__What is expected__
Copy each line below that contains "this".

__Rows from a dataset of charts and code__

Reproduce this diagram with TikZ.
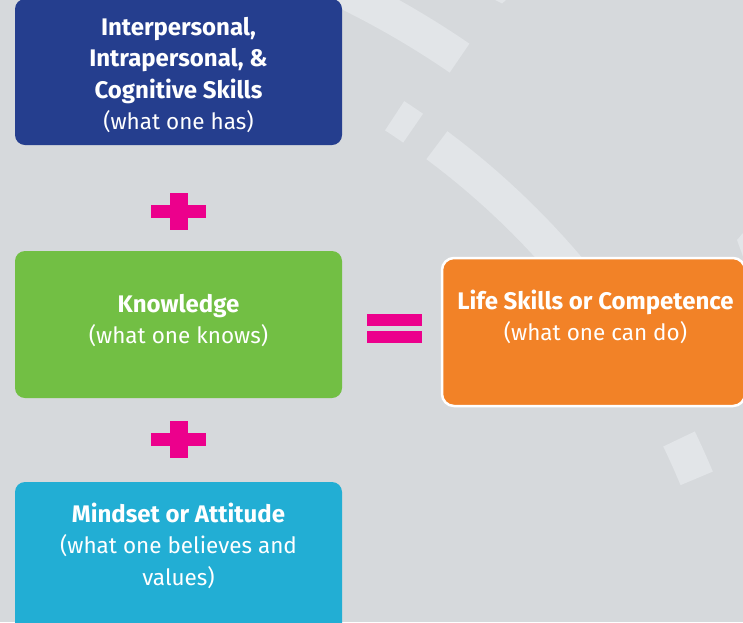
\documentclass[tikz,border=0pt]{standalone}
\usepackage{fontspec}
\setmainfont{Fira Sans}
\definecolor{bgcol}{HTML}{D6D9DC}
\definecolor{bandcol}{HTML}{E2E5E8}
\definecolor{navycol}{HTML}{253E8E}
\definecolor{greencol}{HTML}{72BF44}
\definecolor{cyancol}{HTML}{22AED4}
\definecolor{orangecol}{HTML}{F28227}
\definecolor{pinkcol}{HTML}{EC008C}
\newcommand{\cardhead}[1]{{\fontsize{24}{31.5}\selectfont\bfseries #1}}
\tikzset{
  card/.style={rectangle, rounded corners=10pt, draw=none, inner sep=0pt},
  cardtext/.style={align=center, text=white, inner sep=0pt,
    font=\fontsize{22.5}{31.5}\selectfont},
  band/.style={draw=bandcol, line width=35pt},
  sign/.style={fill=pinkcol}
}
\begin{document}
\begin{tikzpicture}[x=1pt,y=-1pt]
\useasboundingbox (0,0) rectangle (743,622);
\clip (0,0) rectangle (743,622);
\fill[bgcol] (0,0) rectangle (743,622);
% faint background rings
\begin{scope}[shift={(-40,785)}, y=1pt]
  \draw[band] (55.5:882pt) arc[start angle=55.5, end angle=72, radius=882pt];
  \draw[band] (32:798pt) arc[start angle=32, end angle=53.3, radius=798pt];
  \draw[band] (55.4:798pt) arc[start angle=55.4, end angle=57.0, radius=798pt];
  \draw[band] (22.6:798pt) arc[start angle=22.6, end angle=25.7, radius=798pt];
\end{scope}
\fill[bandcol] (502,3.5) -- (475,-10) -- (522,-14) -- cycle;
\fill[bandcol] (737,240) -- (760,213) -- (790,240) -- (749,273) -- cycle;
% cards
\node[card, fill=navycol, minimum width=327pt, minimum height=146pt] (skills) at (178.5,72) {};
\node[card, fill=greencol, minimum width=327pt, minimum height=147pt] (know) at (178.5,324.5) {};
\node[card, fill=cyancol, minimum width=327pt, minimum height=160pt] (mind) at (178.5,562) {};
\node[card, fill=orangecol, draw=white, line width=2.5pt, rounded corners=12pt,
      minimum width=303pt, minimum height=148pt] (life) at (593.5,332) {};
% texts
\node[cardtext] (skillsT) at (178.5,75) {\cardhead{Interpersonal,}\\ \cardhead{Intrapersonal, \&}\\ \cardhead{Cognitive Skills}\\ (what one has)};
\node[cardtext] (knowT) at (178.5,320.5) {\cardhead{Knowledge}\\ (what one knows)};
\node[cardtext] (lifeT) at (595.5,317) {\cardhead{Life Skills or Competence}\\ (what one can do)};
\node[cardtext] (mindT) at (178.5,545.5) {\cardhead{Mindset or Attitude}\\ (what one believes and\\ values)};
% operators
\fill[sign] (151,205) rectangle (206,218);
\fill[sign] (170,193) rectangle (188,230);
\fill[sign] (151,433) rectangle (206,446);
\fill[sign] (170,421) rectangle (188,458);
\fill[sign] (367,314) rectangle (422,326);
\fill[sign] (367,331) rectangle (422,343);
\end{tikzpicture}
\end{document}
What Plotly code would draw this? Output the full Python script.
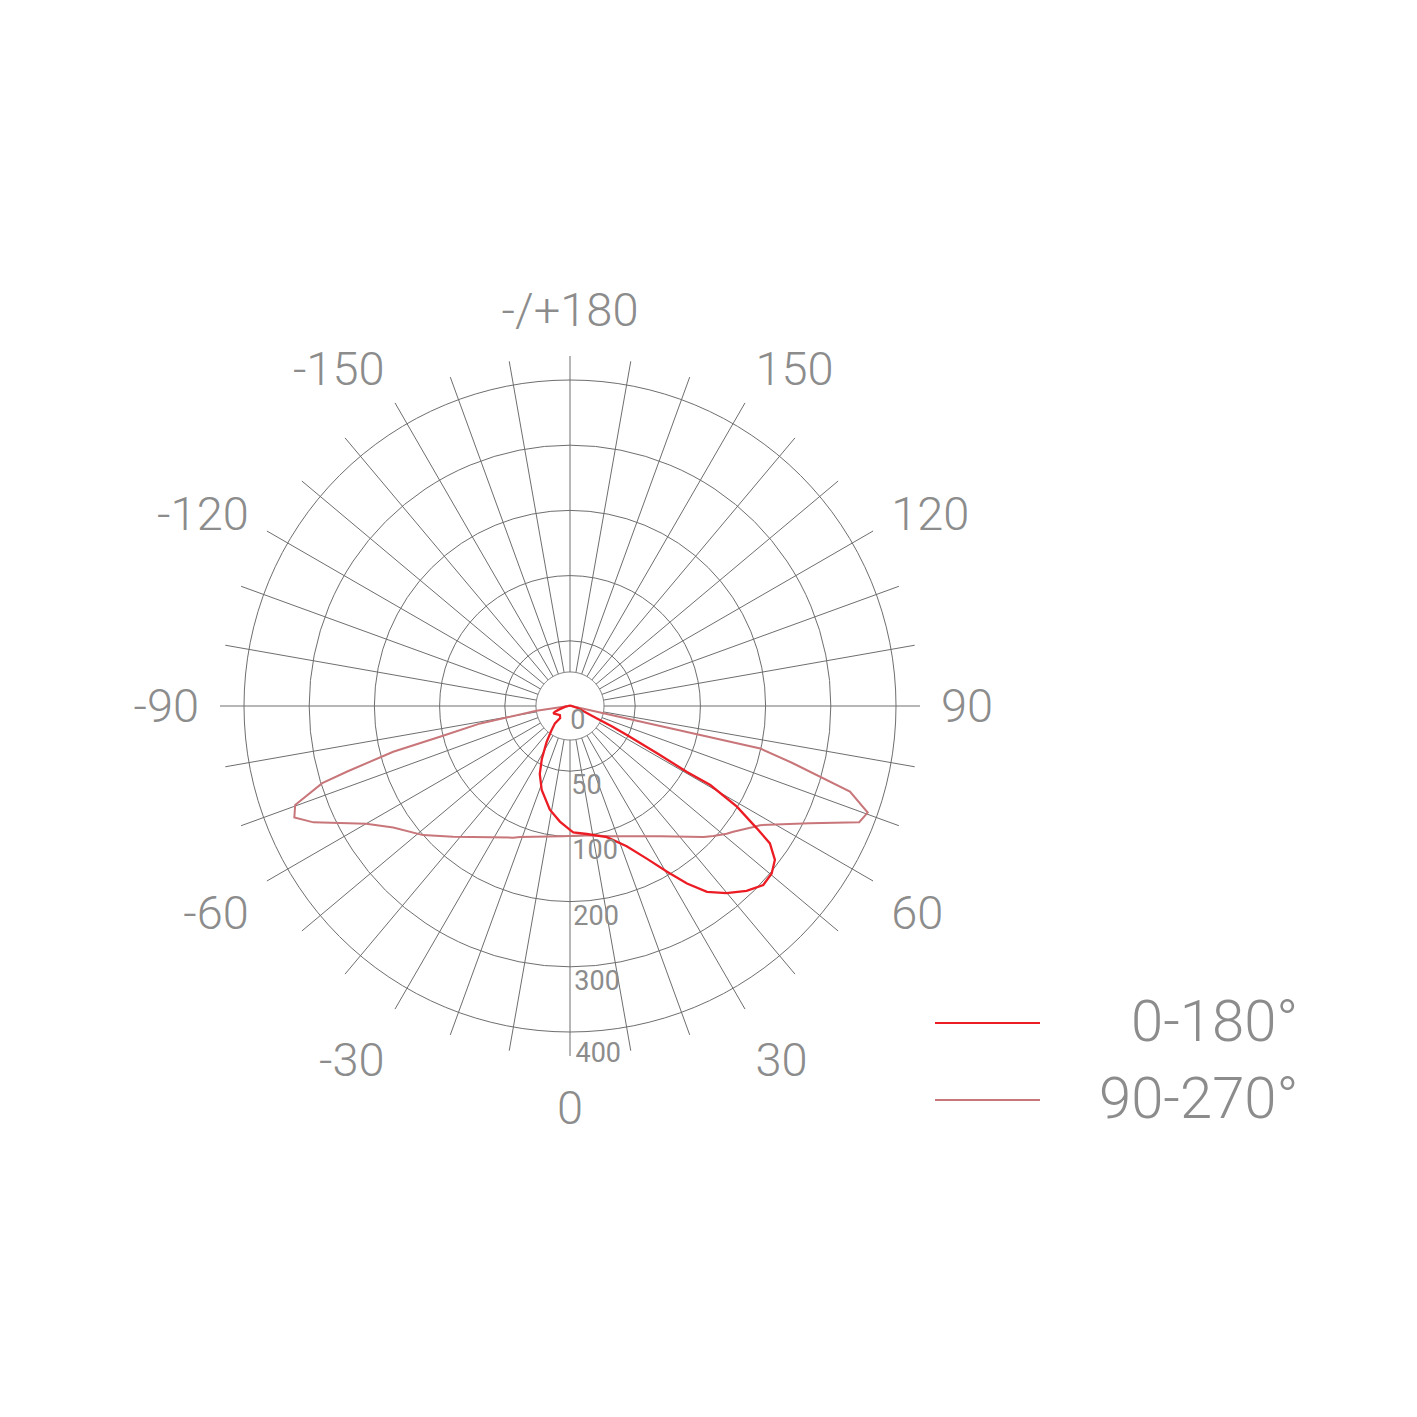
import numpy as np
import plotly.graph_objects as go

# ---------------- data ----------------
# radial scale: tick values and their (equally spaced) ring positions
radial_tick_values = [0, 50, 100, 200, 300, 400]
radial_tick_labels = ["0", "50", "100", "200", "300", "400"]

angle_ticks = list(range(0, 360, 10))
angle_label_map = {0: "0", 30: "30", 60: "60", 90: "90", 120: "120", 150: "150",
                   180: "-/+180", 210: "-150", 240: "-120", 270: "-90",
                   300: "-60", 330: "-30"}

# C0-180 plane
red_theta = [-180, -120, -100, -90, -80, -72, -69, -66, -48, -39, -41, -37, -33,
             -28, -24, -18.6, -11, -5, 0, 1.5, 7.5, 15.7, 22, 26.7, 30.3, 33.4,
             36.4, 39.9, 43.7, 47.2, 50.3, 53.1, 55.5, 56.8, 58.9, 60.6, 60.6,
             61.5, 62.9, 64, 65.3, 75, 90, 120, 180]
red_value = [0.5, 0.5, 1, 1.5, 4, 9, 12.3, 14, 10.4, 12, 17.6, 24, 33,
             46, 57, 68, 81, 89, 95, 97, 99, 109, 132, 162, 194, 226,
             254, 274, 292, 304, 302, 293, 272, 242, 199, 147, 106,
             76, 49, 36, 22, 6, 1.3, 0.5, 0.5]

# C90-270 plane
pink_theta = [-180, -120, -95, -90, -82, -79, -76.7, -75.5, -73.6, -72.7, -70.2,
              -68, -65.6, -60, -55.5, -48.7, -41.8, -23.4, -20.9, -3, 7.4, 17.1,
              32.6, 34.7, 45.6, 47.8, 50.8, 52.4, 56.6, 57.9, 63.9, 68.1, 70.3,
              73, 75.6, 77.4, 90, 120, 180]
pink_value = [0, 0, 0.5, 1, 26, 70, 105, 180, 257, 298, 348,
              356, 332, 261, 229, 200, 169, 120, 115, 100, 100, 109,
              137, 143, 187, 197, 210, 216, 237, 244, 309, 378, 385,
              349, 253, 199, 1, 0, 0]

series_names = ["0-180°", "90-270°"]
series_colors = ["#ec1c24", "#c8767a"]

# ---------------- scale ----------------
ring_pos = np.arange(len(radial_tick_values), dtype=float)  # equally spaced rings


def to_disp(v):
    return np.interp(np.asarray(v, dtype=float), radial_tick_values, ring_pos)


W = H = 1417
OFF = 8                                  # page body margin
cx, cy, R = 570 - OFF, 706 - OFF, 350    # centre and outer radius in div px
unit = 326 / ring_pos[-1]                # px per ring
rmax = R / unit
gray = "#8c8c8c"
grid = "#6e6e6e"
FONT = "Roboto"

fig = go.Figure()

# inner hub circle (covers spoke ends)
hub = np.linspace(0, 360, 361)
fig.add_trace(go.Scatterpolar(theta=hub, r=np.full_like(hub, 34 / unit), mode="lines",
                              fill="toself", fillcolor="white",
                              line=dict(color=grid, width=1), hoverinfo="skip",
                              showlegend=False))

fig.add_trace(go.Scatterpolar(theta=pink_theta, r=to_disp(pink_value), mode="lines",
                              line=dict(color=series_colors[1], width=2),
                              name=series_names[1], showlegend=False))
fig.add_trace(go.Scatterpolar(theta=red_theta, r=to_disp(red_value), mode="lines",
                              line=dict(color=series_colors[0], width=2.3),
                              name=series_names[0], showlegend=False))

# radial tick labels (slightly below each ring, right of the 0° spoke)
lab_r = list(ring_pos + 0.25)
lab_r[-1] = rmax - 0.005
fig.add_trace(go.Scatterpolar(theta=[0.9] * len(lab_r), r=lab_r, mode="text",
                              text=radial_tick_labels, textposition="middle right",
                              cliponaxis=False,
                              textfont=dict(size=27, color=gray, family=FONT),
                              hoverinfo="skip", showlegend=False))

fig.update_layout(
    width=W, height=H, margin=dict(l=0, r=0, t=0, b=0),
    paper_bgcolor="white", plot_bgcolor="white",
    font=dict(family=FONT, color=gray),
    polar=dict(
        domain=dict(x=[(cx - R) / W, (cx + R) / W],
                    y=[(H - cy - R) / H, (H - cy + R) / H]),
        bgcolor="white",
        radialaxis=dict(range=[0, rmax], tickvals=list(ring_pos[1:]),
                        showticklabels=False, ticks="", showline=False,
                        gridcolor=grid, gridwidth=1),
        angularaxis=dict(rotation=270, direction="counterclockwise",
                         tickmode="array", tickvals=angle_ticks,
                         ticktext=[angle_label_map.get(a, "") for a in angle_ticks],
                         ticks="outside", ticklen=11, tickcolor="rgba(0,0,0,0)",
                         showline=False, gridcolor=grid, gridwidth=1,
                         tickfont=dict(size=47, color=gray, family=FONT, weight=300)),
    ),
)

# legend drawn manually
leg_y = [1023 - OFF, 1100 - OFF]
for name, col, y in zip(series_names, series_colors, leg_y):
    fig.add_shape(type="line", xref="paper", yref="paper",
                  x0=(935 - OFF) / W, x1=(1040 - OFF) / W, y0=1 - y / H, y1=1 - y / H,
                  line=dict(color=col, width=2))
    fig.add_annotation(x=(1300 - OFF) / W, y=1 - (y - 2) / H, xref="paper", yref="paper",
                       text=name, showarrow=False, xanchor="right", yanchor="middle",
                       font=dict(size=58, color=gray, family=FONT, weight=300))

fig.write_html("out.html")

__Task response__
Reproduce this diagram with TikZ.
What Plotly code would draw this? Output the full Python script.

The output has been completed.